BEGIN Information supplied

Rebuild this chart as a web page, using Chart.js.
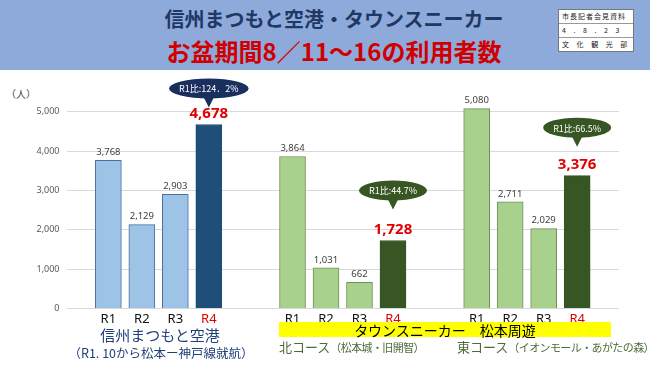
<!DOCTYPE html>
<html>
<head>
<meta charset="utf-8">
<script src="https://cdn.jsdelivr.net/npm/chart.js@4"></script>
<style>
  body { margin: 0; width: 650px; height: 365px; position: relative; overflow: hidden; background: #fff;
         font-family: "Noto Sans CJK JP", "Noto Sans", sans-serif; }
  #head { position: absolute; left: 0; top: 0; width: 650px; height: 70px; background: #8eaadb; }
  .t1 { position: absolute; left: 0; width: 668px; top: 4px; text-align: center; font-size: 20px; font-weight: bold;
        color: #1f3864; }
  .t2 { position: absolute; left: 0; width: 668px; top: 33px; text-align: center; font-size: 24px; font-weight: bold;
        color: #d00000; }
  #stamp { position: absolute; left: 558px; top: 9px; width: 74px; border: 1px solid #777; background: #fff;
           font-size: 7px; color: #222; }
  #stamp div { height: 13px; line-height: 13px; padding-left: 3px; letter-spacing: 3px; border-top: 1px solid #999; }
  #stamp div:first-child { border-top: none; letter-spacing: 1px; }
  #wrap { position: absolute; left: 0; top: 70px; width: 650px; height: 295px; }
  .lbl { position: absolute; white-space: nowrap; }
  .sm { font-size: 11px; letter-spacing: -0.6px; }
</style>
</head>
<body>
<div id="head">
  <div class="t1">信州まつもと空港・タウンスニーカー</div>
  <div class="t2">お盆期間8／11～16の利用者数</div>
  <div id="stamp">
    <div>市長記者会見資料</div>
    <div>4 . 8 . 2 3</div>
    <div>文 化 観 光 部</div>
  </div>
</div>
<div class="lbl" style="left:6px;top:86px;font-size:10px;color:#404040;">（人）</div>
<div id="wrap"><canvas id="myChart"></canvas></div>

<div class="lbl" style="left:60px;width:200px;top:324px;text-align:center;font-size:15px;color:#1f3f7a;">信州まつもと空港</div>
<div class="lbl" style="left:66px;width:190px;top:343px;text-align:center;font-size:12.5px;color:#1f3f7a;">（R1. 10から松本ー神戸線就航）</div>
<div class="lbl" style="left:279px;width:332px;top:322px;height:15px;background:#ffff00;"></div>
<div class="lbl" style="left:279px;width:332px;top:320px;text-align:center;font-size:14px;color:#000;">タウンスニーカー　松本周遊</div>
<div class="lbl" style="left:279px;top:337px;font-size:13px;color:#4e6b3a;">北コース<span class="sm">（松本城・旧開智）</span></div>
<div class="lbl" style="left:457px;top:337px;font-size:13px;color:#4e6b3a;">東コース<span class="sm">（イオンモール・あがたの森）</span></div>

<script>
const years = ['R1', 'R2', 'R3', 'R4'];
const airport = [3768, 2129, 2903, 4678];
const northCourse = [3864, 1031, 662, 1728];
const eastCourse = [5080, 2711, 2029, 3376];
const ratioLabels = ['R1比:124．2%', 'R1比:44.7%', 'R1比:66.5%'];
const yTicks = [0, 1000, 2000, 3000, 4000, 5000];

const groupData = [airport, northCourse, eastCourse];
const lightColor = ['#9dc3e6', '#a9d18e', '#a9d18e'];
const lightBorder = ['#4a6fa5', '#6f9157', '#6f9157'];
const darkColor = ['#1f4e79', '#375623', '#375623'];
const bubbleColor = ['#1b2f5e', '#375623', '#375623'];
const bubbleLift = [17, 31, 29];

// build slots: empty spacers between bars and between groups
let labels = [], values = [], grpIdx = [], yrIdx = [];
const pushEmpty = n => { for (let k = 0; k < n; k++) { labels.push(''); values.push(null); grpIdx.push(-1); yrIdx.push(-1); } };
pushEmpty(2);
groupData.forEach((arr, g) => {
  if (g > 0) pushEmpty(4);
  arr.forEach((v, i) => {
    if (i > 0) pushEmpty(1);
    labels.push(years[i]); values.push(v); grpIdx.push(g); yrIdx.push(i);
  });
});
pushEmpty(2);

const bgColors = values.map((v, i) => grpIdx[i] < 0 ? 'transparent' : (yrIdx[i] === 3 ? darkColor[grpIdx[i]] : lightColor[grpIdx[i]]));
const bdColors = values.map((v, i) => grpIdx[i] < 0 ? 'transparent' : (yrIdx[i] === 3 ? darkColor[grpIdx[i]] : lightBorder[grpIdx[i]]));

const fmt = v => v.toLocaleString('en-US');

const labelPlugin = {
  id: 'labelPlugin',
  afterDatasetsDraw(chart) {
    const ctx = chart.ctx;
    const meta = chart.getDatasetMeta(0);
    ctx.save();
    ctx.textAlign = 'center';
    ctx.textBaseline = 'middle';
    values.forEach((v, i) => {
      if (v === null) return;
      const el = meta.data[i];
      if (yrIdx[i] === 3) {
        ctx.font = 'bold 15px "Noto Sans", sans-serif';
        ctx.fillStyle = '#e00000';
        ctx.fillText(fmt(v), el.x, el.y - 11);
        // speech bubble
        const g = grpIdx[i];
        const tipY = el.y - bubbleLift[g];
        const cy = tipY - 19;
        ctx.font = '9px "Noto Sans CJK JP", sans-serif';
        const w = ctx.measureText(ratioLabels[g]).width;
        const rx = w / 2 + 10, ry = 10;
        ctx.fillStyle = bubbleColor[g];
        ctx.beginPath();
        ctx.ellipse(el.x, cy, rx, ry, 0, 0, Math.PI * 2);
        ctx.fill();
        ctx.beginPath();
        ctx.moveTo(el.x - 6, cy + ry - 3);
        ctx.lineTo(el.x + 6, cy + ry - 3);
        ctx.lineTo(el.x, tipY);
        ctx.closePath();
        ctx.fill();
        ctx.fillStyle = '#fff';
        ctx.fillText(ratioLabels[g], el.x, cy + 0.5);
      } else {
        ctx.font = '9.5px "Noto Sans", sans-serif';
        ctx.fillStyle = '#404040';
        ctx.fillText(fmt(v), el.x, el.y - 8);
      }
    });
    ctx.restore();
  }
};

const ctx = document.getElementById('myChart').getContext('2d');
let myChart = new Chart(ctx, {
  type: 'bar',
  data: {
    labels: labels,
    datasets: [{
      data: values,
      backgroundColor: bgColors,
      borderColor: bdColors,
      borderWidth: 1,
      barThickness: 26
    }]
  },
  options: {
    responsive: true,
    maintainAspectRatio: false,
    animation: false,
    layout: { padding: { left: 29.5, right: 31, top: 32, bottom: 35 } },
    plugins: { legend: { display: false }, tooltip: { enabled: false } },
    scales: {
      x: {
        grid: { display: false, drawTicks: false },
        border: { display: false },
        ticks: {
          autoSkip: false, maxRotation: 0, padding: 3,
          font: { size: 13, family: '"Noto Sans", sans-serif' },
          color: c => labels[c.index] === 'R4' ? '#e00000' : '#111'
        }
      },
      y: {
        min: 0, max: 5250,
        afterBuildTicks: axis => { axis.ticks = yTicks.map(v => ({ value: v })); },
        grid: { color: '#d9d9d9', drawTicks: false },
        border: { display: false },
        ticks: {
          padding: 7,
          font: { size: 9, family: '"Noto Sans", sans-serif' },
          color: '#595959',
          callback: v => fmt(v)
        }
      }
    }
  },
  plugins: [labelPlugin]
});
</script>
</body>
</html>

END Information supplied

Are you able to set down all the lines above exactly, without any pictures?

* [Result of the task]:
Rebuild this chart as a web page, using Chart.js.
<!DOCTYPE html>
<html>
<head>
<meta charset="utf-8">
<script src="https://cdn.jsdelivr.net/npm/chart.js@4"></script>
<style>
  body { margin: 0; width: 650px; height: 365px; position: relative; overflow: hidden; background: #fff;
         font-family: "Noto Sans CJK JP", "Noto Sans", sans-serif; }
  #head { position: absolute; left: 0; top: 0; width: 650px; height: 70px; background: #8eaadb; }
  .t1 { position: absolute; left: 0; width: 668px; top: 4px; text-align: center; font-size: 20px; font-weight: bold;
        color: #1f3864; }
  .t2 { position: absolute; left: 0; width: 668px; top: 33px; text-align: center; font-size: 24px; font-weight: bold;
        color: #d00000; }
  #stamp { position: absolute; left: 558px; top: 9px; width: 74px; border: 1px solid #777; background: #fff;
           font-size: 7px; color: #222; }
  #stamp div { height: 13px; line-height: 13px; padding-left: 3px; letter-spacing: 3px; border-top: 1px solid #999; }
  #stamp div:first-child { border-top: none; letter-spacing: 1px; }
  #wrap { position: absolute; left: 0; top: 70px; width: 650px; height: 295px; }
  .lbl { position: absolute; white-space: nowrap; }
  .sm { font-size: 11px; letter-spacing: -0.6px; }
</style>
</head>
<body>
<div id="head">
  <div class="t1">信州まつもと空港・タウンスニーカー</div>
  <div class="t2">お盆期間8／11～16の利用者数</div>
  <div id="stamp">
    <div>市長記者会見資料</div>
    <div>4 . 8 . 2 3</div>
    <div>文 化 観 光 部</div>
  </div>
</div>
<div class="lbl" style="left:6px;top:86px;font-size:10px;color:#404040;">（人）</div>
<div id="wrap"><canvas id="myChart"></canvas></div>

<div class="lbl" style="left:60px;width:200px;top:324px;text-align:center;font-size:15px;color:#1f3f7a;">信州まつもと空港</div>
<div class="lbl" style="left:66px;width:190px;top:343px;text-align:center;font-size:12.5px;color:#1f3f7a;">（R1. 10から松本ー神戸線就航）</div>
<div class="lbl" style="left:279px;width:332px;top:322px;height:15px;background:#ffff00;"></div>
<div class="lbl" style="left:279px;width:332px;top:320px;text-align:center;font-size:14px;color:#000;">タウンスニーカー　松本周遊</div>
<div class="lbl" style="left:279px;top:337px;font-size:13px;color:#4e6b3a;">北コース<span class="sm">（松本城・旧開智）</span></div>
<div class="lbl" style="left:457px;top:337px;font-size:13px;color:#4e6b3a;">東コース<span class="sm">（イオンモール・あがたの森）</span></div>

<script>
const years = ['R1', 'R2', 'R3', 'R4'];
const airport = [3768, 2129, 2903, 4678];
const northCourse = [3864, 1031, 662, 1728];
const eastCourse = [5080, 2711, 2029, 3376];
const ratioLabels = ['R1比:124．2%', 'R1比:44.7%', 'R1比:66.5%'];
const yTicks = [0, 1000, 2000, 3000, 4000, 5000];

const groupData = [airport, northCourse, eastCourse];
const lightColor = ['#9dc3e6', '#a9d18e', '#a9d18e'];
const lightBorder = ['#4a6fa5', '#6f9157', '#6f9157'];
const darkColor = ['#1f4e79', '#375623', '#375623'];
const bubbleColor = ['#1b2f5e', '#375623', '#375623'];
const bubbleLift = [17, 31, 29];

// build slots: empty spacers between bars and between groups
let labels = [], values = [], grpIdx = [], yrIdx = [];
const pushEmpty = n => { for (let k = 0; k < n; k++) { labels.push(''); values.push(null); grpIdx.push(-1); yrIdx.push(-1); } };
pushEmpty(2);
groupData.forEach((arr, g) => {
  if (g > 0) pushEmpty(4);
  arr.forEach((v, i) => {
    if (i > 0) pushEmpty(1);
    labels.push(years[i]); values.push(v); grpIdx.push(g); yrIdx.push(i);
  });
});
pushEmpty(2);

const bgColors = values.map((v, i) => grpIdx[i] < 0 ? 'transparent' : (yrIdx[i] === 3 ? darkColor[grpIdx[i]] : lightColor[grpIdx[i]]));
const bdColors = values.map((v, i) => grpIdx[i] < 0 ? 'transparent' : (yrIdx[i] === 3 ? darkColor[grpIdx[i]] : lightBorder[grpIdx[i]]));

const fmt = v => v.toLocaleString('en-US');

const labelPlugin = {
  id: 'labelPlugin',
  afterDatasetsDraw(chart) {
    const ctx = chart.ctx;
    const meta = chart.getDatasetMeta(0);
    ctx.save();
    ctx.textAlign = 'center';
    ctx.textBaseline = 'middle';
    values.forEach((v, i) => {
      if (v === null) return;
      const el = meta.data[i];
      if (yrIdx[i] === 3) {
        ctx.font = 'bold 15px "Noto Sans", sans-serif';
        ctx.fillStyle = '#e00000';
        ctx.fillText(fmt(v), el.x, el.y - 11);
        // speech bubble
        const g = grpIdx[i];
        const tipY = el.y - bubbleLift[g];
        const cy = tipY - 19;
        ctx.font = '9px "Noto Sans CJK JP", sans-serif';
        const w = ctx.measureText(ratioLabels[g]).width;
        const rx = w / 2 + 10, ry = 10;
        ctx.fillStyle = bubbleColor[g];
        ctx.beginPath();
        ctx.ellipse(el.x, cy, rx, ry, 0, 0, Math.PI * 2);
        ctx.fill();
        ctx.beginPath();
        ctx.moveTo(el.x - 6, cy + ry - 3);
        ctx.lineTo(el.x + 6, cy + ry - 3);
        ctx.lineTo(el.x, tipY);
        ctx.closePath();
        ctx.fill();
        ctx.fillStyle = '#fff';
        ctx.fillText(ratioLabels[g], el.x, cy + 0.5);
      } else {
        ctx.font = '9.5px "Noto Sans", sans-serif';
        ctx.fillStyle = '#404040';
        ctx.fillText(fmt(v), el.x, el.y - 8);
      }
    });
    ctx.restore();
  }
};

const ctx = document.getElementById('myChart').getContext('2d');
let myChart = new Chart(ctx, {
  type: 'bar',
  data: {
    labels: labels,
    datasets: [{
      data: values,
      backgroundColor: bgColors,
      borderColor: bdColors,
      borderWidth: 1,
      barThickness: 26
    }]
  },
  options: {
    responsive: true,
    maintainAspectRatio: false,
    animation: false,
    layout: { padding: { left: 29.5, right: 31, top: 32, bottom: 35 } },
    plugins: { legend: { display: false }, tooltip: { enabled: false } },
    scales: {
      x: {
        grid: { display: false, drawTicks: false },
        border: { display: false },
        ticks: {
          autoSkip: false, maxRotation: 0, padding: 3,
          font: { size: 13, family: '"Noto Sans", sans-serif' },
          color: c => labels[c.index] === 'R4' ? '#e00000' : '#111'
        }
      },
      y: {
        min: 0, max: 5250,
        afterBuildTicks: axis => { axis.ticks = yTicks.map(v => ({ value: v })); },
        grid: { color: '#d9d9d9', drawTicks: false },
        border: { display: false },
        ticks: {
          padding: 7,
          font: { size: 9, family: '"Noto Sans", sans-serif' },
          color: '#595959',
          callback: v => fmt(v)
        }
      }
    }
  },
  plugins: [labelPlugin]
});
</script>
</body>
</html>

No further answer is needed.